━━━ Source data
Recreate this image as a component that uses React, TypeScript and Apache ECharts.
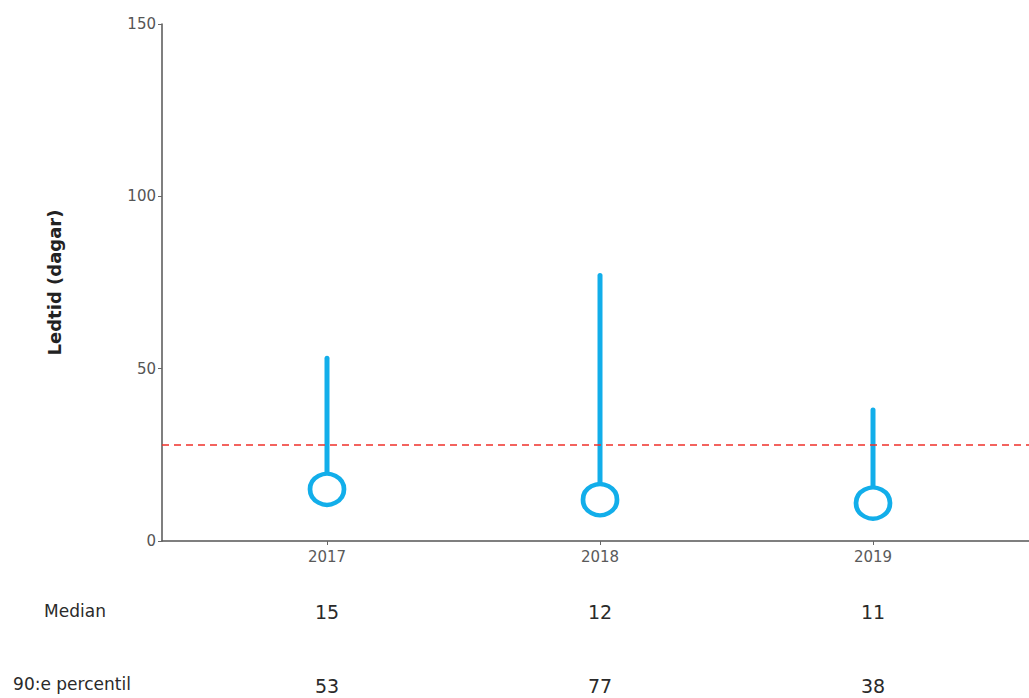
import React, { useEffect, useRef } from "react";
import * as echarts from "echarts";

const years = ["2017", "2018", "2019"];
const medians = [15, 12, 11];
const p90 = [53, 77, 38];
const targetLine = 28;
const yTicks = [0, 50, 100, 150];
const rowLabels = ["Median", "90:e percentil"];

const FONT = "DejaVu Sans, Liberation Sans, Arial, sans-serif";
const BLUE = "#12aeea";

export default function App() {
  const ref = useRef<HTMLDivElement>(null);
  useEffect(() => {
    const chart = echarts.init(ref.current!, null, { renderer: "svg" });
    const pos = years.map((_, i) => i + 1);
    const baseX = {
      type: "value" as const,
      min: 0.3956,
      max: 3.5714,
      splitLine: { show: false },
    };
    chart.setOption({
      animation: false,
      textStyle: { fontFamily: FONT },
      grid: { left: 162, right: 0, top: 24, bottom: 157 },
      xAxis: [
        {
          ...baseX,
          axisLine: { lineStyle: { color: "#555", width: 1.5 } },
          axisTick: { show: true, length: 4, lineStyle: { color: "#666" }, customValues: pos },
          axisLabel: {
            customValues: pos,
            formatter: (v: number) => years[Math.round(v) - 1] ?? "",
            color: "#5a5a5a",
            fontSize: 15,
            margin: 8,
          },
        },
        {
          ...baseX,
          position: "bottom",
          offset: 61,
          axisLine: { show: false },
          axisTick: { show: false },
          axisLabel: {
            customValues: pos,
            formatter: (v: number) => String(medians[Math.round(v) - 1] ?? ""),
            color: "#2a2a2a",
            fontSize: 19,
            margin: 0,
          },
        },
        {
          ...baseX,
          position: "bottom",
          offset: 135,
          axisLine: { show: false },
          axisTick: { show: false },
          axisLabel: {
            customValues: pos,
            formatter: (v: number) => String(p90[Math.round(v) - 1] ?? ""),
            color: "#2a2a2a",
            fontSize: 19,
            margin: 0,
          },
        },
      ],
      yAxis: {
        type: "value",
        min: 0,
        max: 150,
        interval: 50,
        name: "Ledtid (dagar)",
        nameLocation: "middle",
        nameGap: 99,
        nameTextStyle: { fontSize: 18, fontWeight: "bold", color: "#222" },
        splitLine: { show: false },
        axisLine: { show: true, lineStyle: { color: "#555", width: 1.5 } },
        axisTick: { show: true, length: 4, lineStyle: { color: "#666" } },
        axisLabel: {
          color: "#555",
          fontSize: 15,
          margin: 6,
          formatter: (v: number) => (yTicks.includes(v) ? String(v) : ""),
        },
      },
      graphic: [
        {
          type: "text",
          x: 75,
          y: 611,
          style: { text: rowLabels[0], font: `17px ${FONT}`, fill: "#2a2a2a", align: "center", verticalAlign: "middle" },
        },
        {
          type: "text",
          x: 72,
          y: 684,
          style: { text: rowLabels[1], font: `17px ${FONT}`, fill: "#2a2a2a", align: "center", verticalAlign: "middle" },
        },
      ],
      series: [
        {
          type: "custom",
          xAxisIndex: 0,
          data: pos.map((x, i) => [x, medians[i], p90[i]]),
          renderItem: (params: any, api: any) => {
            const a = api.coord([api.value(0), api.value(1)]);
            const b = api.coord([api.value(0), api.value(2)]);
            return {
              type: "line",
              shape: { x1: a[0], y1: a[1], x2: b[0], y2: b[1] },
              style: { stroke: BLUE, lineWidth: 5, lineCap: "round" },
            };
          },
          z: 2,
        },
        {
          type: "scatter",
          xAxisIndex: 0,
          data: pos.map((x, i) => [x, medians[i]]),
          symbol: "circle",
          symbolSize: [34, 31],
          itemStyle: { color: "#fff", borderColor: BLUE, borderWidth: 4.5, opacity: 1 },
          z: 3,
          markLine: {
            silent: true,
            symbol: "none",
            label: { show: false },
            lineStyle: { color: "#f0302a", type: [7, 5], width: 1.5 },
            data: [{ yAxis: targetLine }],
          },
        },
      ],
    });
    return () => chart.dispose();
  }, []);
  return (
    <div
      ref={ref}
      style={{ position: "fixed", left: 0, top: 0, width: 1029, height: 698, background: "#fff" }}
    />
  );
}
━━━━━━
▸ The exercise: Repeat all the data as it stands, dropping any images it holds.

▸ Result for this task:
Recreate this image as a component that uses React, TypeScript and Apache ECharts.
import React, { useEffect, useRef } from "react";
import * as echarts from "echarts";

const years = ["2017", "2018", "2019"];
const medians = [15, 12, 11];
const p90 = [53, 77, 38];
const targetLine = 28;
const yTicks = [0, 50, 100, 150];
const rowLabels = ["Median", "90:e percentil"];

const FONT = "DejaVu Sans, Liberation Sans, Arial, sans-serif";
const BLUE = "#12aeea";

export default function App() {
  const ref = useRef<HTMLDivElement>(null);
  useEffect(() => {
    const chart = echarts.init(ref.current!, null, { renderer: "svg" });
    const pos = years.map((_, i) => i + 1);
    const baseX = {
      type: "value" as const,
      min: 0.3956,
      max: 3.5714,
      splitLine: { show: false },
    };
    chart.setOption({
      animation: false,
      textStyle: { fontFamily: FONT },
      grid: { left: 162, right: 0, top: 24, bottom: 157 },
      xAxis: [
        {
          ...baseX,
          axisLine: { lineStyle: { color: "#555", width: 1.5 } },
          axisTick: { show: true, length: 4, lineStyle: { color: "#666" }, customValues: pos },
          axisLabel: {
            customValues: pos,
            formatter: (v: number) => years[Math.round(v) - 1] ?? "",
            color: "#5a5a5a",
            fontSize: 15,
            margin: 8,
          },
        },
        {
          ...baseX,
          position: "bottom",
          offset: 61,
          axisLine: { show: false },
          axisTick: { show: false },
          axisLabel: {
            customValues: pos,
            formatter: (v: number) => String(medians[Math.round(v) - 1] ?? ""),
            color: "#2a2a2a",
            fontSize: 19,
            margin: 0,
          },
        },
        {
          ...baseX,
          position: "bottom",
          offset: 135,
          axisLine: { show: false },
          axisTick: { show: false },
          axisLabel: {
            customValues: pos,
            formatter: (v: number) => String(p90[Math.round(v) - 1] ?? ""),
            color: "#2a2a2a",
            fontSize: 19,
            margin: 0,
          },
        },
      ],
      yAxis: {
        type: "value",
        min: 0,
        max: 150,
        interval: 50,
        name: "Ledtid (dagar)",
        nameLocation: "middle",
        nameGap: 99,
        nameTextStyle: { fontSize: 18, fontWeight: "bold", color: "#222" },
        splitLine: { show: false },
        axisLine: { show: true, lineStyle: { color: "#555", width: 1.5 } },
        axisTick: { show: true, length: 4, lineStyle: { color: "#666" } },
        axisLabel: {
          color: "#555",
          fontSize: 15,
          margin: 6,
          formatter: (v: number) => (yTicks.includes(v) ? String(v) : ""),
        },
      },
      graphic: [
        {
          type: "text",
          x: 75,
          y: 611,
          style: { text: rowLabels[0], font: `17px ${FONT}`, fill: "#2a2a2a", align: "center", verticalAlign: "middle" },
        },
        {
          type: "text",
          x: 72,
          y: 684,
          style: { text: rowLabels[1], font: `17px ${FONT}`, fill: "#2a2a2a", align: "center", verticalAlign: "middle" },
        },
      ],
      series: [
        {
          type: "custom",
          xAxisIndex: 0,
          data: pos.map((x, i) => [x, medians[i], p90[i]]),
          renderItem: (params: any, api: any) => {
            const a = api.coord([api.value(0), api.value(1)]);
            const b = api.coord([api.value(0), api.value(2)]);
            return {
              type: "line",
              shape: { x1: a[0], y1: a[1], x2: b[0], y2: b[1] },
              style: { stroke: BLUE, lineWidth: 5, lineCap: "round" },
            };
          },
          z: 2,
        },
        {
          type: "scatter",
          xAxisIndex: 0,
          data: pos.map((x, i) => [x, medians[i]]),
          symbol: "circle",
          symbolSize: [34, 31],
          itemStyle: { color: "#fff", borderColor: BLUE, borderWidth: 4.5, opacity: 1 },
          z: 3,
          markLine: {
            silent: true,
            symbol: "none",
            label: { show: false },
            lineStyle: { color: "#f0302a", type: [7, 5], width: 1.5 },
            data: [{ yAxis: targetLine }],
          },
        },
      ],
    });
    return () => chart.dispose();
  }, []);
  return (
    <div
      ref={ref}
      style={{ position: "fixed", left: 0, top: 0, width: 1029, height: 698, background: "#fff" }}
    />
  );
}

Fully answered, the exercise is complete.